▶ Request
Copy out the lines that have "this" in them.

▶ Supplied information

--- begin ---

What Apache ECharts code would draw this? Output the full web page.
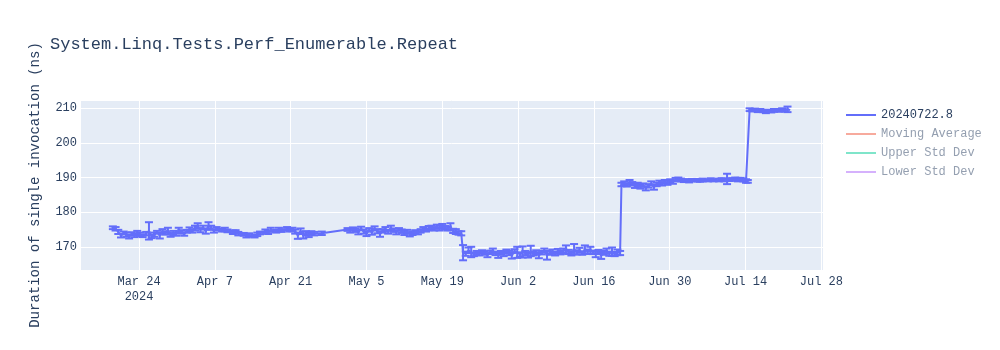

--- end ---
--- begin ---

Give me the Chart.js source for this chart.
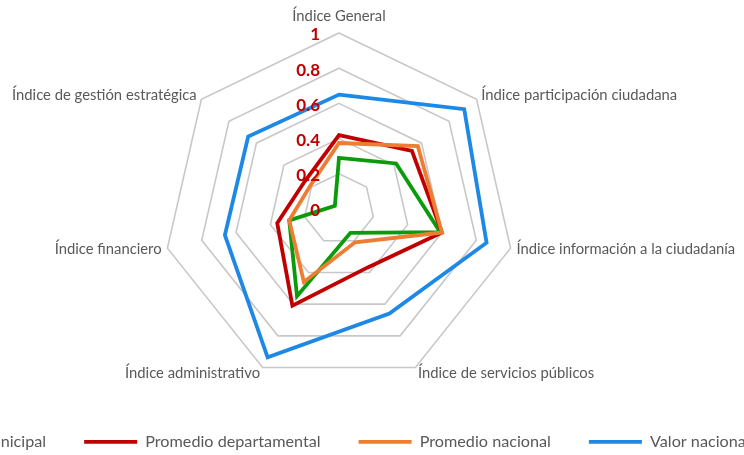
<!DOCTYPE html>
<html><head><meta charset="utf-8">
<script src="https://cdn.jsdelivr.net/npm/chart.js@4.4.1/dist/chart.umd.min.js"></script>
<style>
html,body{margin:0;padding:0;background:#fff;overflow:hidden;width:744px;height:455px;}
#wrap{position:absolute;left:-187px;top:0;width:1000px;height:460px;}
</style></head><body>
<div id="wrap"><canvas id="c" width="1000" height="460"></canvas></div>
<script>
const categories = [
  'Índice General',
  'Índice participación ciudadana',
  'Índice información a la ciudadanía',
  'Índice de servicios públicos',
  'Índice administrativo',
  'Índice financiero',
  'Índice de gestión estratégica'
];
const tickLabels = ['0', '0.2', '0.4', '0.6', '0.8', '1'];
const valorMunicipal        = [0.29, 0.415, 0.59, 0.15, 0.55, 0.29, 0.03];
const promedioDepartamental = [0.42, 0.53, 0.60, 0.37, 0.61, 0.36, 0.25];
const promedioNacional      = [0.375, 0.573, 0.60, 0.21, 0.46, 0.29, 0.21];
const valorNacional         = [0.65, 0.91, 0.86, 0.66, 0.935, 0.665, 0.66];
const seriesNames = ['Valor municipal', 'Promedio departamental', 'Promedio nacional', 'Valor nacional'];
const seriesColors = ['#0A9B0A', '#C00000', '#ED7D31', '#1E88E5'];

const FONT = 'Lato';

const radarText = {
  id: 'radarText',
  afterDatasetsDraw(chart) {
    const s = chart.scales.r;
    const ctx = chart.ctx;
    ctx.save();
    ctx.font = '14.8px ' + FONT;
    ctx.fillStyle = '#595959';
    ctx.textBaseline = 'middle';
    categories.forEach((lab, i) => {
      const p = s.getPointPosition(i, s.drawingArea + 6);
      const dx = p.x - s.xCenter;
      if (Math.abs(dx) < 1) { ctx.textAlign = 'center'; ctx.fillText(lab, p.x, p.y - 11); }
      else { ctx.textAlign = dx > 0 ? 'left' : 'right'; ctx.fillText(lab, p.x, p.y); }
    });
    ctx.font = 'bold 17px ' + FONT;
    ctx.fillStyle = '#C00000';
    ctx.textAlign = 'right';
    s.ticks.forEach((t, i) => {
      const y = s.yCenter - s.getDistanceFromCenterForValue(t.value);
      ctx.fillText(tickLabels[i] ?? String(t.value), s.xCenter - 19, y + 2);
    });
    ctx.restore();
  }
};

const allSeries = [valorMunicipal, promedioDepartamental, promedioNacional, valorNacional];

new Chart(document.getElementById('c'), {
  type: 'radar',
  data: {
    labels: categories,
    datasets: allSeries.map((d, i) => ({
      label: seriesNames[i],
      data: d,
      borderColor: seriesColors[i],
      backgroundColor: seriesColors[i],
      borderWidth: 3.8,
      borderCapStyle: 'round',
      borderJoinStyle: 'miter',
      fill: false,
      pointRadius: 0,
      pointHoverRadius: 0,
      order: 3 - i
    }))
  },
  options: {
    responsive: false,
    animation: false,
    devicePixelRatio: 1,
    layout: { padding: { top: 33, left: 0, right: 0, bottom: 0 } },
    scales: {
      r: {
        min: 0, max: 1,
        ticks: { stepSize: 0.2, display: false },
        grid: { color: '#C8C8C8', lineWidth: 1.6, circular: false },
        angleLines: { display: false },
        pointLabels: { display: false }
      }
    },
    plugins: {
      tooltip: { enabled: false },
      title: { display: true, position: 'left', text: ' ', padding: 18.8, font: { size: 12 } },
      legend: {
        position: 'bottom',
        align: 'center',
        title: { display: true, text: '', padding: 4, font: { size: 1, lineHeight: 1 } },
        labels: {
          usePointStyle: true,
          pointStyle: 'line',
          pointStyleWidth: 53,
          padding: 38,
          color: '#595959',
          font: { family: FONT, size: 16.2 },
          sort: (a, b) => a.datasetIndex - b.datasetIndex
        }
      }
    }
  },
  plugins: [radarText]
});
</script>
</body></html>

--- end ---
--- begin ---

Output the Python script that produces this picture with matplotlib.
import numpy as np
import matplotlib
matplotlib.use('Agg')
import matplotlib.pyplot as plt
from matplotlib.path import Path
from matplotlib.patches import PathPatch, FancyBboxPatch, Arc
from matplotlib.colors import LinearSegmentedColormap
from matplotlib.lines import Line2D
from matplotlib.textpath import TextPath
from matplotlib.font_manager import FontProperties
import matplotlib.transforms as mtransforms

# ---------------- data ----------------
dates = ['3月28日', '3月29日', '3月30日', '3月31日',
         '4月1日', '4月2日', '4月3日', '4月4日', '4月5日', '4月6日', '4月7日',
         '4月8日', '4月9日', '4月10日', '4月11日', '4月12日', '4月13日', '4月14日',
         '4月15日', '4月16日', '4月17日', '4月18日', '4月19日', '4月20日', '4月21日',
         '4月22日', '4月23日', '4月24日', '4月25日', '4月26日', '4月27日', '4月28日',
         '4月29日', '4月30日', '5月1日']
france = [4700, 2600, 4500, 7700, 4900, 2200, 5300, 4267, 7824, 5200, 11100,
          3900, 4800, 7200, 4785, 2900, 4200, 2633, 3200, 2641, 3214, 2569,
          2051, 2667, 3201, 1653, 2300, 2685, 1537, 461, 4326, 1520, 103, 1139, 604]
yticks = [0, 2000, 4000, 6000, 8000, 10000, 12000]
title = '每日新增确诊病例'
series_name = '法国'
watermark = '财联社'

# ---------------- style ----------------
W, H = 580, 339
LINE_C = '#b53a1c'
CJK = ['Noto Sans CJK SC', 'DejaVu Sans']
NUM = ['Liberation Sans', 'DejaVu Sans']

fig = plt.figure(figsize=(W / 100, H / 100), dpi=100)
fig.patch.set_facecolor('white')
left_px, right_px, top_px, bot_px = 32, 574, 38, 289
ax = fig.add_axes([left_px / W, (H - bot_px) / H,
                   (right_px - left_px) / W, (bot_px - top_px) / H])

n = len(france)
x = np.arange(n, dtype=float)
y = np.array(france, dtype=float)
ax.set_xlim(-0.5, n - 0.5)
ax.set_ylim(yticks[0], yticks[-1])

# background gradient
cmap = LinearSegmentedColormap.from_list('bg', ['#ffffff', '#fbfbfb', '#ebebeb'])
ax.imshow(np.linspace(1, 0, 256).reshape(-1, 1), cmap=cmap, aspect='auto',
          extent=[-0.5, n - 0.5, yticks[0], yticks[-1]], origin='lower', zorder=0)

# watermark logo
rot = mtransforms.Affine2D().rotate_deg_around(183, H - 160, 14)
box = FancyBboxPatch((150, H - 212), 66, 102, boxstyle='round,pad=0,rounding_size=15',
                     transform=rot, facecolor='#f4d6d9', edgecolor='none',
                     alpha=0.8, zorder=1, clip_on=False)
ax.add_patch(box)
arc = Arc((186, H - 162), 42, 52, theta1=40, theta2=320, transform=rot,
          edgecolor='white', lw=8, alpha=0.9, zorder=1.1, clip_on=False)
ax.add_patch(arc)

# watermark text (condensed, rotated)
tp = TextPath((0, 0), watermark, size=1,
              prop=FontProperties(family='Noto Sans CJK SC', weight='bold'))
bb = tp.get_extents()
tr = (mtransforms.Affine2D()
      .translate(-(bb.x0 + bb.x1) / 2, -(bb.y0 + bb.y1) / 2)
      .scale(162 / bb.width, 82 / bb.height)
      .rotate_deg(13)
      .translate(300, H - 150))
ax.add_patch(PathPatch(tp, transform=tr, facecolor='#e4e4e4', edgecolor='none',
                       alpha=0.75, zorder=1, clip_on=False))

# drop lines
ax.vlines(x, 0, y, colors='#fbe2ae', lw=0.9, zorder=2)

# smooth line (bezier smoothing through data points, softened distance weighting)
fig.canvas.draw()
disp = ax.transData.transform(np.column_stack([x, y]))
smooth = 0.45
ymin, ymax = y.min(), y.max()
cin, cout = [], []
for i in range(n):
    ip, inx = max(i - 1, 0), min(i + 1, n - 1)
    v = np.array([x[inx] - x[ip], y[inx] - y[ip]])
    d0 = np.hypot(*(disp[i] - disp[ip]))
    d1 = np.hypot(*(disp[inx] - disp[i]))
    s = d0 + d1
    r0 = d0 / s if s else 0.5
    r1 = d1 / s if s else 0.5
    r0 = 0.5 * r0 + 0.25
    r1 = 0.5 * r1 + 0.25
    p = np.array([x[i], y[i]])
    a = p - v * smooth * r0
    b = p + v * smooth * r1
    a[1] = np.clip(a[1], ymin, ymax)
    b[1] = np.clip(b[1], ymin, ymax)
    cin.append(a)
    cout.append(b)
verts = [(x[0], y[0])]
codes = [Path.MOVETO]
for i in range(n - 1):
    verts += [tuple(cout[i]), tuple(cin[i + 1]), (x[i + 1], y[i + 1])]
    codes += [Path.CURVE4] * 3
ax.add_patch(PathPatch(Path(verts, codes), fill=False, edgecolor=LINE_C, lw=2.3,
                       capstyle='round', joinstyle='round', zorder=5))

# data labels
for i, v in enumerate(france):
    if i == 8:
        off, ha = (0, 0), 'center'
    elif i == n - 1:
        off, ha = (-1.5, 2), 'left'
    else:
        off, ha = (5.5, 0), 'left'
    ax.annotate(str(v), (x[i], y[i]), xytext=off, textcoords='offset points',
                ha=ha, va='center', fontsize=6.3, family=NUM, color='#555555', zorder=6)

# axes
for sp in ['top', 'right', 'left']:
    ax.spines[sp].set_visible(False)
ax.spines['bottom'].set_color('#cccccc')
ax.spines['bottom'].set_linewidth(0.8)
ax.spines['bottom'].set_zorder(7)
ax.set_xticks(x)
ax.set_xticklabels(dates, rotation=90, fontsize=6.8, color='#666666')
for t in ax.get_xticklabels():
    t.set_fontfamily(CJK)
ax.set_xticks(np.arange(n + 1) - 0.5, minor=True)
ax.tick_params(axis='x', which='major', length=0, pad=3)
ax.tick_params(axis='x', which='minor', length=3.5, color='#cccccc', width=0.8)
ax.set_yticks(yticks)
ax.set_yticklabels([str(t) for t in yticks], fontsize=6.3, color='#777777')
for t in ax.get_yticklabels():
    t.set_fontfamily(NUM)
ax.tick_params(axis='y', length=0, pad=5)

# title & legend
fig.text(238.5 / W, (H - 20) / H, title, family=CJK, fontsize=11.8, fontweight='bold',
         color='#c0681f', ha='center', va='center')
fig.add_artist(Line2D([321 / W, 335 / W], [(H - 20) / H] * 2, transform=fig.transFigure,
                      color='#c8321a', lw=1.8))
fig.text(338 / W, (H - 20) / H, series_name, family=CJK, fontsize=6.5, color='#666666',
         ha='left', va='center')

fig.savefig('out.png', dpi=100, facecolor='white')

--- end ---

▶ Exercise solution
What Apache ECharts code would draw this? Output the full web page.
Give me the Chart.js source for this chart.
Output the Python script that produces this picture with matplotlib.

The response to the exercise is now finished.